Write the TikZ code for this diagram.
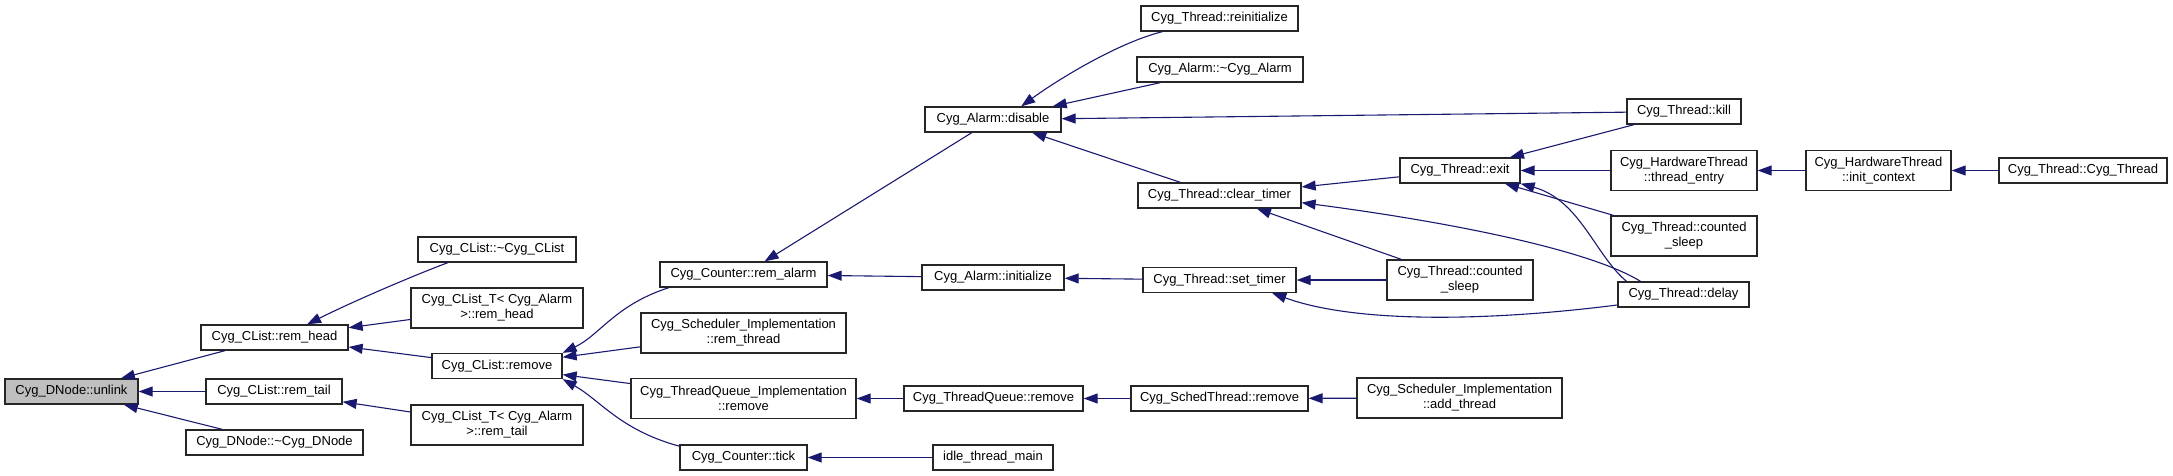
\documentclass[tikz,border=0pt]{standalone}
\usepackage{fontspec}
\setmainfont{Liberation Sans}
\usetikzlibrary{arrows.meta}
\definecolor{edgeblue}{HTML}{191970}

\begin{document}
\begin{tikzpicture}[
    x=1pt, y=-1pt,
    every node/.style={
            rectangle,
            draw=black!85,
            line width=1.3pt,
            inner sep=0pt,
            minimum height=25pt,
            align=center,
            font=\fontsize{13}{15}\selectfont
        },
    twoline/.style={minimum height=40pt},
    current/.style={fill=black!25},
    call/.style={draw=edgeblue, line width=1.1pt, -{Triangle[length=14pt, width=10pt]}},
    ]
    \useasboundingbox (0,0) rectangle (2173,476);

    % --- Column 1 ---
    \node[current, minimum width=133pt] (unlink) at (71.5,391.5) {Cyg\_DNode::unlink};

    % --- Column 2 ---
    \node[minimum width=147pt] (remhead) at (274.5,337.5) {Cyg\_CList::rem\_head};
    \node[minimum width=136pt] (remtail) at (274,391.5) {Cyg\_CList::rem\_tail};
    \node[minimum width=177pt] (dnodedtor) at (274.5,442.5) {Cyg\_DNode::\textasciitilde Cyg\_DNode};

    % --- Column 3 ---
    \node[minimum width=158pt] (clistdtor) at (497,249.5) {Cyg\_CList::\textasciitilde Cyg\_CList};
    \node[twoline, minimum width=172pt] (clistTremhead) at (497,308) {Cyg\_CList\_T< Cyg\_Alarm\\>::rem\_head};
    \node[minimum width=130pt] (clistremove) at (497,366) {Cyg\_CList::remove};
    \node[twoline, minimum width=172pt] (clistTremtail) at (497,425) {Cyg\_CList\_T< Cyg\_Alarm\\>::rem\_tail};

    % --- Column 4 ---
    \node[minimum width=167pt] (remalarm) at (743.5,274.5) {Cyg\_Counter::rem\_alarm};
    \node[twoline, minimum width=205pt] (remthread) at (743.5,333) {Cyg\_Scheduler\_Implementation\\::rem\_thread};
    \node[twoline, minimum width=225pt] (tqimplremove) at (743.5,398.5) {Cyg\_ThreadQueue\_Implementation\\::remove};
    \node[minimum width=127pt] (tick) at (743.5,457.5) {Cyg\_Counter::tick};

    % --- Column 5 ---
    \node[minimum width=136pt] (disable) at (993,119.5) {Cyg\_Alarm::disable};
    \node[minimum width=142pt] (initialize) at (993,277.5) {Cyg\_Alarm::initialize};
    \node[minimum width=179pt] (tqremove) at (993.5,398.5) {Cyg\_ThreadQueue::remove};
    \node[minimum width=120pt] (idlemain) at (993,457.5) {idle\_thread\_main};

    % --- Column 6 ---
    \node[minimum width=157pt] (reinit) at (1219.5,18.5) {Cyg\_Thread::reinitialize};
    \node[minimum width=166pt] (alarmdtor) at (1220,69.5) {Cyg\_Alarm::\textasciitilde Cyg\_Alarm};
    \node[minimum width=163pt] (cleartimer) at (1219.5,195.5) {Cyg\_Thread::clear\_timer};
    \node[minimum width=153pt] (settimer) at (1219.5,280) {Cyg\_Thread::set\_timer};
    \node[minimum width=177pt] (schedremove) at (1219.5,398.5) {Cyg\_SchedThread::remove};

    % --- Column 7 ---
    \node[minimum width=120pt] (exit) at (1460,170.5) {Cyg\_Thread::exit};
    \node[twoline, minimum width=146pt] (sleepA) at (1460,280) {Cyg\_Thread::counted\\\_sleep};
    \node[twoline, minimum width=205pt] (addthread) at (1459.5,398) {Cyg\_Scheduler\_Implementation\\::add\_thread};

    % --- Column 8 ---
    \node[minimum width=114pt] (kill) at (1684,111.5) {Cyg\_Thread::kill};
    \node[twoline, minimum width=146pt] (threadentry) at (1684,170.5) {Cyg\_HardwareThread\\::thread\_entry};
    \node[twoline, minimum width=146pt] (sleepB) at (1684,236) {Cyg\_Thread::counted\\\_sleep};
    \node[minimum width=131pt] (delay) at (1683.5,294.5) {Cyg\_Thread::delay};

    % --- Columns 9 and 10 ---
    \node[twoline, minimum width=145pt] (initcontext) at (1878.5,170.5) {Cyg\_HardwareThread\\::init\_context};
    \node[minimum width=168pt] (cygthread) at (2083,170.5) {Cyg\_Thread::Cyg\_Thread};

    % --- Calls into the list code ---
    \draw[call] (remhead) -- (unlink);
    \draw[call] (remtail) -- (unlink);
    \draw[call] (dnodedtor) -- (unlink);
    \draw[call] (clistdtor.195) .. controls (425,271) and (360,298) .. (remhead.22);
    \draw[call] (clistTremhead) -- (remhead);
    \draw[call] (clistremove) -- (remhead);
    \draw[call] (clistTremtail) -- (remtail);
    \draw[call] (remalarm.190) .. controls (615,305) and (600,335) .. (clistremove.north east);
    \draw[call] (remthread) -- (clistremove);
    \draw[call] (tqimplremove) -- (clistremove);
    \draw[call] (tick.170) .. controls (620,430) and (600,400) .. (clistremove.south east);

    % --- Alarms and queues ---
    \draw[call] (disable) -- (remalarm);
    \draw[call] (initialize) -- (remalarm);
    \draw[call] (tqremove) -- (tqimplremove);
    \draw[call] (idlemain) -- (tick);
    \draw[call] (reinit.193) .. controls (1120,42) and (1060,78) .. (disable.25);
    \draw[call] (alarmdtor) -- (disable);
    \draw[call] (kill) -- (disable);
    \draw[call] (cleartimer) -- (disable);
    \draw[call] (settimer) -- (initialize);
    \draw[call] (schedremove) -- (tqremove);

    % --- Thread calls ---
    \draw[call] (exit) -- (cleartimer);
    \draw[call] (sleepA) -- (cleartimer);
    \draw[call] (delay.163) .. controls (1590,250) and (1450,222) .. (cleartimer.-5);
    \draw[call] (sleepA) -- (settimer);
    \draw[call] (delay.189) .. controls (1500,320) and (1360,325) .. (settimer.-14);
    \draw[call] (addthread) -- (schedremove);
    \draw[call] (kill) -- (exit);
    \draw[call] (threadentry) -- (exit);
    \draw[call] (sleepB) -- (exit);
    \draw[call] (delay.167) .. controls (1595,255) and (1580,200) .. (exit.south east);
    \draw[call] (initcontext) -- (threadentry);
    \draw[call] (cygthread) -- (initcontext);

\end{tikzpicture}
\end{document}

-=-=-=-=-

### WRITTEN EXERCISE
From the listing above, pick out each line where the word "code" appears.

### RESPONSE
Write the TikZ code for this diagram.
    % --- Calls into the list code ---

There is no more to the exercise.